*Task statement:* Give the number of lines in the listing that hold the word "this". Write nothing but that number.

*Dataset records:*

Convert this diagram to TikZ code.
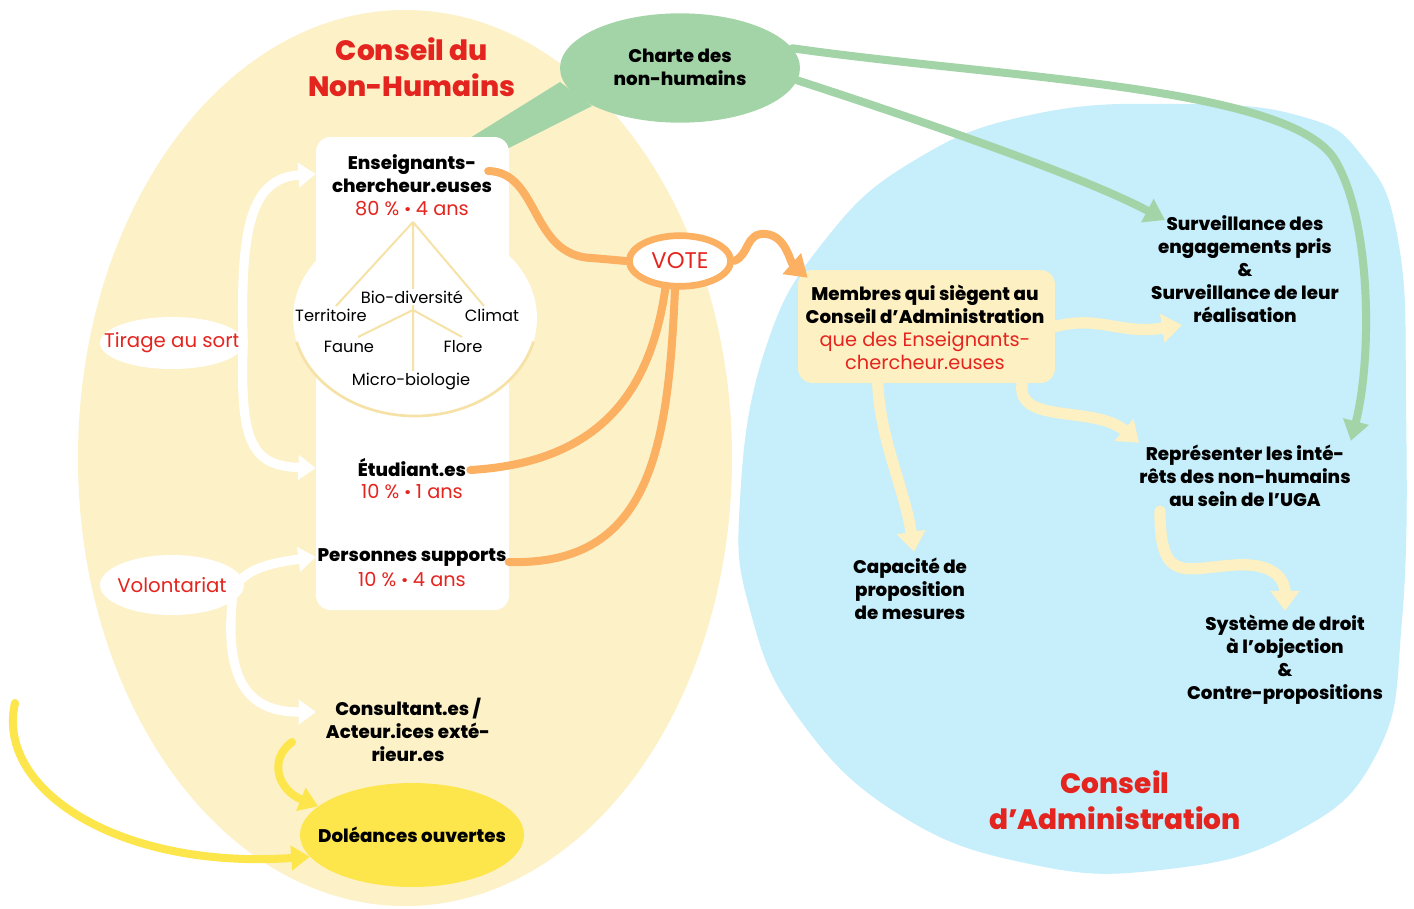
==
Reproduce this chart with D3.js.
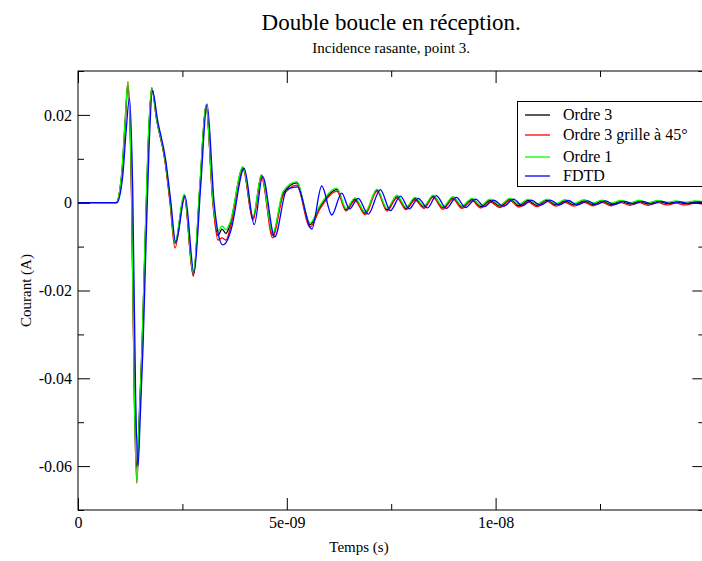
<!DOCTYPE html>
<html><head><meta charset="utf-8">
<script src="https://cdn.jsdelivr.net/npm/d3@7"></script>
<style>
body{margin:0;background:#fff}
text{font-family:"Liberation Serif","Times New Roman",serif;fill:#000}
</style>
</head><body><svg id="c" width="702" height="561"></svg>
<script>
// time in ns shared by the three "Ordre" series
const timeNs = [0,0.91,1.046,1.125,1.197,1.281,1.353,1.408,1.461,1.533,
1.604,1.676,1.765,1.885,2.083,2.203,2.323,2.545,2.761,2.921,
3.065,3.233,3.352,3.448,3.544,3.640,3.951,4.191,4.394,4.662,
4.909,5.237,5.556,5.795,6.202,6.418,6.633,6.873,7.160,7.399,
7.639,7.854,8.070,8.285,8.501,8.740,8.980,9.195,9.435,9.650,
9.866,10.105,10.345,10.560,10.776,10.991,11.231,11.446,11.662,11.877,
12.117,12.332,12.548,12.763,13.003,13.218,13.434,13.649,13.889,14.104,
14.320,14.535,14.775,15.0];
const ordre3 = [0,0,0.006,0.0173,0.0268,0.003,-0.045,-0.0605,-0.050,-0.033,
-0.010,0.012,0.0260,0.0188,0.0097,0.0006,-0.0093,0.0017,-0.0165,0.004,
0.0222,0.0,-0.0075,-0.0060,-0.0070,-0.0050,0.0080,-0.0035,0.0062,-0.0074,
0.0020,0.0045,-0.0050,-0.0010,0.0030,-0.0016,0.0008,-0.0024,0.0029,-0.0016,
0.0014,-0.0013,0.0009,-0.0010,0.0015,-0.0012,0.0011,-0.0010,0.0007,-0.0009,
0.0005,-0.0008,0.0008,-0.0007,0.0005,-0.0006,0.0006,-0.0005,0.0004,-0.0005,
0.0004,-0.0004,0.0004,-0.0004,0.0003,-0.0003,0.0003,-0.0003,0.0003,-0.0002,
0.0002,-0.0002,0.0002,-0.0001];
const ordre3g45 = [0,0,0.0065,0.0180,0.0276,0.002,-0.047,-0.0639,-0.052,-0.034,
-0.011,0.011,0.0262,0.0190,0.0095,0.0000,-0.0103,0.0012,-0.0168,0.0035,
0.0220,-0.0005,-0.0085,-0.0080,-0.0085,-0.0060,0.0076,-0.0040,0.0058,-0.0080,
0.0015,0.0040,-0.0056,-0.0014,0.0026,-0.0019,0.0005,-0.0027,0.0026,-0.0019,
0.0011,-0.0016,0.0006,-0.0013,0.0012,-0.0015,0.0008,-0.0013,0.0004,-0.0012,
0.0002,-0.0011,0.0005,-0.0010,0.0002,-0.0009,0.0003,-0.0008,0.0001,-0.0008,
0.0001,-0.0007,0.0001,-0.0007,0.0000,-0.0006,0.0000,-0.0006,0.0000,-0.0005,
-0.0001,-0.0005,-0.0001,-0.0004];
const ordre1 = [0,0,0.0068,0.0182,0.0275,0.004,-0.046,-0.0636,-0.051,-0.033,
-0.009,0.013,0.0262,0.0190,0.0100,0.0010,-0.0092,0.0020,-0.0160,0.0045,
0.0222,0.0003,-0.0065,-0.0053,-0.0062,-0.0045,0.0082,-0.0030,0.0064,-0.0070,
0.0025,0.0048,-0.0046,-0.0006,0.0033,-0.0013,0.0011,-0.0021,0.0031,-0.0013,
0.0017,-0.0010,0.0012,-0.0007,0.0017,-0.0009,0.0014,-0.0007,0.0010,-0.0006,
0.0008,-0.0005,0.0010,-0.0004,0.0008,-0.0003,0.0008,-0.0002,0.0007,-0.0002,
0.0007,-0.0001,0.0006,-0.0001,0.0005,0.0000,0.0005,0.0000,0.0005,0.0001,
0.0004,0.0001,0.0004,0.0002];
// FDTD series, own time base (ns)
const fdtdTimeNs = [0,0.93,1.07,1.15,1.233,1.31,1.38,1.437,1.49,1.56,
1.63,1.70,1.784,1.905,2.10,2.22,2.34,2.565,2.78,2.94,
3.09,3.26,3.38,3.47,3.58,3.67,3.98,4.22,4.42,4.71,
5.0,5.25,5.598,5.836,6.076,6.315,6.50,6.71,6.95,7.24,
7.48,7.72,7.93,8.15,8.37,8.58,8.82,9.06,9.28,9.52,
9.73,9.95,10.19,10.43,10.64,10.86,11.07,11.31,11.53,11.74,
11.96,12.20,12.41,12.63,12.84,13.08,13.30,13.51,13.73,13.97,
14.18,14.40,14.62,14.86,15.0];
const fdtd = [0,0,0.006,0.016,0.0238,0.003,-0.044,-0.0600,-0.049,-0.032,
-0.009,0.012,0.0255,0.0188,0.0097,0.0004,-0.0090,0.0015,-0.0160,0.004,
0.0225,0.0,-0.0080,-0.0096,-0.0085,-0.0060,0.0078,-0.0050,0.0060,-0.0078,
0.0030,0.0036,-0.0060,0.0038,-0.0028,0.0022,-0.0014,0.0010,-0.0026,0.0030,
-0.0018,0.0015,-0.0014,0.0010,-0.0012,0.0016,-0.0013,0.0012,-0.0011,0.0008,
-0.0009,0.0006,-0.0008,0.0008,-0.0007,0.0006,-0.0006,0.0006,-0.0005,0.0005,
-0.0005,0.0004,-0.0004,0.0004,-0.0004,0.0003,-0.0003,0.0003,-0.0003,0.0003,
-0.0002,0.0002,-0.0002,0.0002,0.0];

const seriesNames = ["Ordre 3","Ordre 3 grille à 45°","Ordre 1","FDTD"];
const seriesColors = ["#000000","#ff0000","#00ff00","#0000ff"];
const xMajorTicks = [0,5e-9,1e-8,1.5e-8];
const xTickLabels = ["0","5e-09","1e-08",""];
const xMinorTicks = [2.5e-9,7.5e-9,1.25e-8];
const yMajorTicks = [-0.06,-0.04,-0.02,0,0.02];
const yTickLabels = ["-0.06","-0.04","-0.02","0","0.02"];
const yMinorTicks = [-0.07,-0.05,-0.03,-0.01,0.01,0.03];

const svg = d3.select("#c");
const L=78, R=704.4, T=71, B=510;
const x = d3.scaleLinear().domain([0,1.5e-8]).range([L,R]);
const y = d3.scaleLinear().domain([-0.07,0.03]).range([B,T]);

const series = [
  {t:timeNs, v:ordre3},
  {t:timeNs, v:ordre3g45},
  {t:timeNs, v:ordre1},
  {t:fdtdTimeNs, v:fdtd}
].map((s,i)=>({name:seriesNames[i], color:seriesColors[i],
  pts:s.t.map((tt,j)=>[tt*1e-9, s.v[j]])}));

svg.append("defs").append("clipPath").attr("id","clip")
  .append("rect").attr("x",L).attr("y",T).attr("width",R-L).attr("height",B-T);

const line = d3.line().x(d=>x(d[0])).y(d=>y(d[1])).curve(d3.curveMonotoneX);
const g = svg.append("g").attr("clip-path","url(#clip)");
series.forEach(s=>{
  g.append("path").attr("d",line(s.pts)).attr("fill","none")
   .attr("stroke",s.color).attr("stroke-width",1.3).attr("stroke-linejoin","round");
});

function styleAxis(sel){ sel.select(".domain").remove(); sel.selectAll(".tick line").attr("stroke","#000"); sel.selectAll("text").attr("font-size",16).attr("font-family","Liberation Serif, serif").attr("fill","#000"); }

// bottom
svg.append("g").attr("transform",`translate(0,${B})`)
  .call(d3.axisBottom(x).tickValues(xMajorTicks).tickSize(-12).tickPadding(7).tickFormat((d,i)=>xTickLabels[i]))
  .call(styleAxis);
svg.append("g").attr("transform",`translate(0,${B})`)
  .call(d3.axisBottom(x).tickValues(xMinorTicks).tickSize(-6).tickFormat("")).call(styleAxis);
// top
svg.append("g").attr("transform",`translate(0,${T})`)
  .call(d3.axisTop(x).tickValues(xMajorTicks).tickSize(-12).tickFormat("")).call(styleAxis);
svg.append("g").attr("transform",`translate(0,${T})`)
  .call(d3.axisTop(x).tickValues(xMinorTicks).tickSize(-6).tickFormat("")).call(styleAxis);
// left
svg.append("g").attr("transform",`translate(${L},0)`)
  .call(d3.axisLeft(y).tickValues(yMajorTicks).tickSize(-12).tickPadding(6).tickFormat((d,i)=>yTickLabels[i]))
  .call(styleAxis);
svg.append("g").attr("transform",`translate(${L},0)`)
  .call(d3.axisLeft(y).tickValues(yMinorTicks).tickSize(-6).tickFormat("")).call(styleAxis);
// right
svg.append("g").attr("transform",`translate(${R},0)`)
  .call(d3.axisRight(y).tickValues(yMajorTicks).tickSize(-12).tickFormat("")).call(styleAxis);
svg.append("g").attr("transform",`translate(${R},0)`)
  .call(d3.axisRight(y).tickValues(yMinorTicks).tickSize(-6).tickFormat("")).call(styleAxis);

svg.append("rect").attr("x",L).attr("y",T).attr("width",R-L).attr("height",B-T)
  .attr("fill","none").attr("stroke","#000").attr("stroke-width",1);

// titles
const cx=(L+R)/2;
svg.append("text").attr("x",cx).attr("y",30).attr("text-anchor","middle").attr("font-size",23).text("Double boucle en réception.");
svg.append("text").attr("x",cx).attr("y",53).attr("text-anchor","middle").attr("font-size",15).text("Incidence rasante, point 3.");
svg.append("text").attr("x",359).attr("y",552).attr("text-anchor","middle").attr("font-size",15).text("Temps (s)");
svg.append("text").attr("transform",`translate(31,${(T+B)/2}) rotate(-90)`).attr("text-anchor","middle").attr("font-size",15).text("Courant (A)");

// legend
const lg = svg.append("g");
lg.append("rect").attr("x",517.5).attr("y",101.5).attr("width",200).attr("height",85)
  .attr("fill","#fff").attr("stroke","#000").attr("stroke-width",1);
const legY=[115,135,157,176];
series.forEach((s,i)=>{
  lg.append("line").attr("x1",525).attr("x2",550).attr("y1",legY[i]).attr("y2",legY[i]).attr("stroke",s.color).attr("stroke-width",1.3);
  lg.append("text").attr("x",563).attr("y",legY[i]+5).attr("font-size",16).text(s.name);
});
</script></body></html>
==
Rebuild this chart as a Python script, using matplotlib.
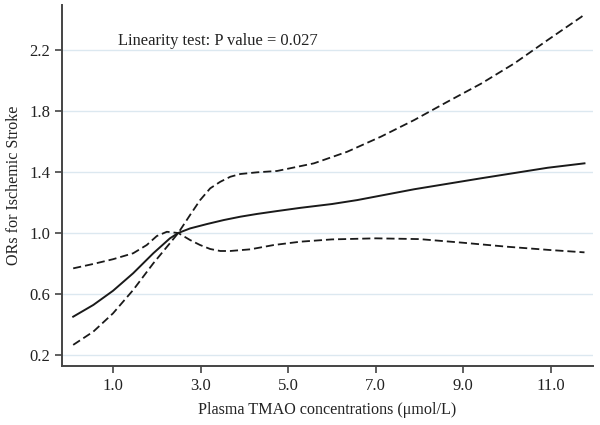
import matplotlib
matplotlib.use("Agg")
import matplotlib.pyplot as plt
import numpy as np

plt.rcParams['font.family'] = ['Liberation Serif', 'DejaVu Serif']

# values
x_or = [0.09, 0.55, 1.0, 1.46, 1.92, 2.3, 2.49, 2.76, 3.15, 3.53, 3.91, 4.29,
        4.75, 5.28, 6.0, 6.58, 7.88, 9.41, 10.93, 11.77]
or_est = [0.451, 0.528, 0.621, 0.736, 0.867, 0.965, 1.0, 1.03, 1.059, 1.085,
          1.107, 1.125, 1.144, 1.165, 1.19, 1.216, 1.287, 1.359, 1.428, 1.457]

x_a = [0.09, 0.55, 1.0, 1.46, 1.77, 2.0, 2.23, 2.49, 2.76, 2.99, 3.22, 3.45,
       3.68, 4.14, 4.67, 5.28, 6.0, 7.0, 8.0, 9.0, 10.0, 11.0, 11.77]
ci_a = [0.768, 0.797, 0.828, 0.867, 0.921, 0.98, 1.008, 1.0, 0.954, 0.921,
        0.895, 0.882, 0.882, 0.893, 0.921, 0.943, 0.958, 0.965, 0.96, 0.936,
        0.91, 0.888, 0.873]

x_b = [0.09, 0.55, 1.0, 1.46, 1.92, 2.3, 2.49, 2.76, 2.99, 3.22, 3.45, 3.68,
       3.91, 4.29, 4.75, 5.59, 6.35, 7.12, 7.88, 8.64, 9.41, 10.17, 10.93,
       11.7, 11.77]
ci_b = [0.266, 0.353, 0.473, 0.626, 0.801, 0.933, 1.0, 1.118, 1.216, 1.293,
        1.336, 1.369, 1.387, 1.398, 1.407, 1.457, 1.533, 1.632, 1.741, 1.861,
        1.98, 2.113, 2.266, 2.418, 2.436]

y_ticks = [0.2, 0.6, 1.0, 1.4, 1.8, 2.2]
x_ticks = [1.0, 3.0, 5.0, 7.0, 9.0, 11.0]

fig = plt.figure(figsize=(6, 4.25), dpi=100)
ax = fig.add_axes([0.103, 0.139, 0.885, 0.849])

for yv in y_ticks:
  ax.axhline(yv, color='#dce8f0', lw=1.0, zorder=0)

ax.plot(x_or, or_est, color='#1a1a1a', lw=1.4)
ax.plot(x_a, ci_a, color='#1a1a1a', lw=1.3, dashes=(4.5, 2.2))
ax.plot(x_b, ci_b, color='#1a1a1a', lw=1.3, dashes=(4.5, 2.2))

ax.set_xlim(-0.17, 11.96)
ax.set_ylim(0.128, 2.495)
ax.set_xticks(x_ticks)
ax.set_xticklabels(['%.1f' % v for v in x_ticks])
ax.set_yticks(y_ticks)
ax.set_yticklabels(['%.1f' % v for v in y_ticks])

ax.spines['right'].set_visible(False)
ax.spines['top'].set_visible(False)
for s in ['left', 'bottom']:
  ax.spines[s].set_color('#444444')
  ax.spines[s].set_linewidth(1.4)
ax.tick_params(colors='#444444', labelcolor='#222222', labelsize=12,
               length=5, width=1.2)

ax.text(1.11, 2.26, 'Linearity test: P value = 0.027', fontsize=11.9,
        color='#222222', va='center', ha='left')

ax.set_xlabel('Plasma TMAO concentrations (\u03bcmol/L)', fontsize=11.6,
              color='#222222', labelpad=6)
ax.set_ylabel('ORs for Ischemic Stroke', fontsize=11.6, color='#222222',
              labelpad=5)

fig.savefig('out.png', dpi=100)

*Written solution:* 3